For last year’s Earth Day, NRO asked me to write a piece about Hollywood pitching anti humanism in the name of the environmentalist religion. I thought it was worth revisiting. “From Homo Sapiens, Get Lost:”
When Aldous Huxley wrote his prophetic 1932 novel, Brave New World, he envisioned a dystopian future in which mankind would become, in the words of bioethicist Leon Kass, “so dehumanized that he doesn’t even realize what has been lost.” Huxley believed we would evolve into a society steeped in radical hedonism — where drugs would be used to erase every negative emotion and promiscuity would be not just common but the norm.
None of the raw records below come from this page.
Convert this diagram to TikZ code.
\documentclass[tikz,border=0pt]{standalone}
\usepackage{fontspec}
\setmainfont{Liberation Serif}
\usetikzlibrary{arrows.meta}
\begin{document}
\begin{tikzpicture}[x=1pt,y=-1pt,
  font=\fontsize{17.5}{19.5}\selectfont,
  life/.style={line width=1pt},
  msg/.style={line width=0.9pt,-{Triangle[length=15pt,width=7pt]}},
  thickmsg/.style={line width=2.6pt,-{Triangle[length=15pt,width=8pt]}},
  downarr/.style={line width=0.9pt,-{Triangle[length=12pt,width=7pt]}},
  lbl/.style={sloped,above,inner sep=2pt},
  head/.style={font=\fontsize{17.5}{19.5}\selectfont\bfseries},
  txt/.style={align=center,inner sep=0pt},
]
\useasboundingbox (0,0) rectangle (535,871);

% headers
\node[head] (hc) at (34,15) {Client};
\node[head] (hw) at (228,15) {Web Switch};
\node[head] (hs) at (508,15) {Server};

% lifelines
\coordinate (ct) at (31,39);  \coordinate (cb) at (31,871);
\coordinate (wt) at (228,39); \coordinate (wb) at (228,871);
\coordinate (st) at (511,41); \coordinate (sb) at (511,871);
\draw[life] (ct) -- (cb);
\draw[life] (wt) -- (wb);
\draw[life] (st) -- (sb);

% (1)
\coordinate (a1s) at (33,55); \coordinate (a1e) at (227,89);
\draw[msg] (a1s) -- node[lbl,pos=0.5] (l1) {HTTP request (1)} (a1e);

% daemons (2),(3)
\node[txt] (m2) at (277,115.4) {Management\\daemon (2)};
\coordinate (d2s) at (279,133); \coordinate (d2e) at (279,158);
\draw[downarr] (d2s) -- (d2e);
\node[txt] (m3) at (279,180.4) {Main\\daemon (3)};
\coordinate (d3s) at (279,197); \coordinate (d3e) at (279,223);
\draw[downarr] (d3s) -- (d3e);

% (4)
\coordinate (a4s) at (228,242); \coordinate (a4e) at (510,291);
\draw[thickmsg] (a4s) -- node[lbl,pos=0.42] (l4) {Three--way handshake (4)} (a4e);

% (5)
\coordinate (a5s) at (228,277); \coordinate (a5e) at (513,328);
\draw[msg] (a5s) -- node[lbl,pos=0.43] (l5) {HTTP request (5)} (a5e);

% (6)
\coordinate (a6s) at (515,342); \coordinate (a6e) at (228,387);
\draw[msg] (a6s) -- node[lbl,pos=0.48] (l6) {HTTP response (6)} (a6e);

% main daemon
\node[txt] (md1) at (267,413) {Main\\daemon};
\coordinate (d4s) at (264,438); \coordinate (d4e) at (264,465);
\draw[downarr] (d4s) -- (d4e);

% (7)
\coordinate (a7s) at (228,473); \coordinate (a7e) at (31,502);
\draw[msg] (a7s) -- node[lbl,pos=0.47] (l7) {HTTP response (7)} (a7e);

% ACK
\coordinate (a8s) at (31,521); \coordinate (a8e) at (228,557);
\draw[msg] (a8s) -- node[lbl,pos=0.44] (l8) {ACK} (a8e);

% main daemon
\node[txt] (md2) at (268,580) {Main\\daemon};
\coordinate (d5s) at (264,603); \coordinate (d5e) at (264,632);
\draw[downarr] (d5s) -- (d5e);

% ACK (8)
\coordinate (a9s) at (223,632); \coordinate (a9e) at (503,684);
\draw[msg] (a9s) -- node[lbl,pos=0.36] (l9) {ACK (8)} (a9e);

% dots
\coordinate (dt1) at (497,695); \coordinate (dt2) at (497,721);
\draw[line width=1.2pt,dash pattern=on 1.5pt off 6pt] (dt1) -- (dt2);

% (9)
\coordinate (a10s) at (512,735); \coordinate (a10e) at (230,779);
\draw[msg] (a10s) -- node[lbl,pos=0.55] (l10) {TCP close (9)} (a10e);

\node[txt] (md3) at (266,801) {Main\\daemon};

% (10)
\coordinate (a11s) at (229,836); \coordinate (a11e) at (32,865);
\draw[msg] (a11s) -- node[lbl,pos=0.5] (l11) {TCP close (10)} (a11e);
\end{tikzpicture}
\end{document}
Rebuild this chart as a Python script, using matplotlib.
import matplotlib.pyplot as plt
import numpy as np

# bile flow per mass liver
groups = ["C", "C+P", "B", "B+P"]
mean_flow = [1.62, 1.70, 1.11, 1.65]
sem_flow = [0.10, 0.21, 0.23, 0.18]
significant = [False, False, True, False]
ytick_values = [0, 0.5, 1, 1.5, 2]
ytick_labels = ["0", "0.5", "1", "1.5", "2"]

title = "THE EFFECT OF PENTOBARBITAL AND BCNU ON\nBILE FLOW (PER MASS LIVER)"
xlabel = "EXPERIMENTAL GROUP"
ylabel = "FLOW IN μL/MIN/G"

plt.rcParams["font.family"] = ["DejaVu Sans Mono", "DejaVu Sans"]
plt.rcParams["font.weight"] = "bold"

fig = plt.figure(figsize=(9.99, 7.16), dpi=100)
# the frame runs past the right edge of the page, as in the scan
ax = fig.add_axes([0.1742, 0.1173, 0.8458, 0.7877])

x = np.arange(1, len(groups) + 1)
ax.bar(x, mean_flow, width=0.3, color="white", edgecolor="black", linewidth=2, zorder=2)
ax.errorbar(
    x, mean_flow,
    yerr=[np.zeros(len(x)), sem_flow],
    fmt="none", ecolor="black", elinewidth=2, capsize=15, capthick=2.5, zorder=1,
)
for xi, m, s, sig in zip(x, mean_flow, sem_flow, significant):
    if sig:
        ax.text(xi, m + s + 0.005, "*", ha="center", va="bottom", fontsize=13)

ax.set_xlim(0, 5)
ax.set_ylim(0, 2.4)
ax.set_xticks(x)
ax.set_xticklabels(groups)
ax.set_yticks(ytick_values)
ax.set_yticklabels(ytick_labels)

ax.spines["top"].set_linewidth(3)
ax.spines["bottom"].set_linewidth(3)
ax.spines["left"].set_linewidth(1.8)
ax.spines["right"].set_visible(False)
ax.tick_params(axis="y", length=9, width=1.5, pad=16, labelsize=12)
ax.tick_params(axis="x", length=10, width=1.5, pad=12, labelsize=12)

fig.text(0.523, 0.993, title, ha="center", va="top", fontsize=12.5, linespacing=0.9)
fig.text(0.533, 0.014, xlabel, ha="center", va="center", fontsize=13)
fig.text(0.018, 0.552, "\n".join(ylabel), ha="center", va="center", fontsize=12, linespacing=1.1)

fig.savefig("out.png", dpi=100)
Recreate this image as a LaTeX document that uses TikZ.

He also saw us as becoming profoundly utilitarian and eugenic, depicted in his novel by genetically engineered babies being decanted through a cloning-type process rather than being born, and then propagandized rather than educated, so as never to question the existing order. Huxley’s Brave New World is a society without families, without the old and sick — who are done away with rather than cared for — and without real purpose other than experiencing transitory pleasure.
Looking around, can we have any doubt of Huxley’s prescience? But as acute as his prophetic faculties were, he did miss one crucial feature of the coup de culture against which he warned: The minions of Brave New World believed in nothing. However, as an intrinsically moral species, we may be congenitally incapable of literal agnosticism: We will always believe in something — and that “something” increasingly looks like a radical earth religion that views human beings as the enemies of the planet.
I discuss The Day the Earth Stood Still and The Happening, and how they fit right into Deep Ecology ideology. Since then, we’ve had more of the same, such as Wall-e (disputed by some SHSers), and most notably, Avatar. Such self loathing isn’t healthy.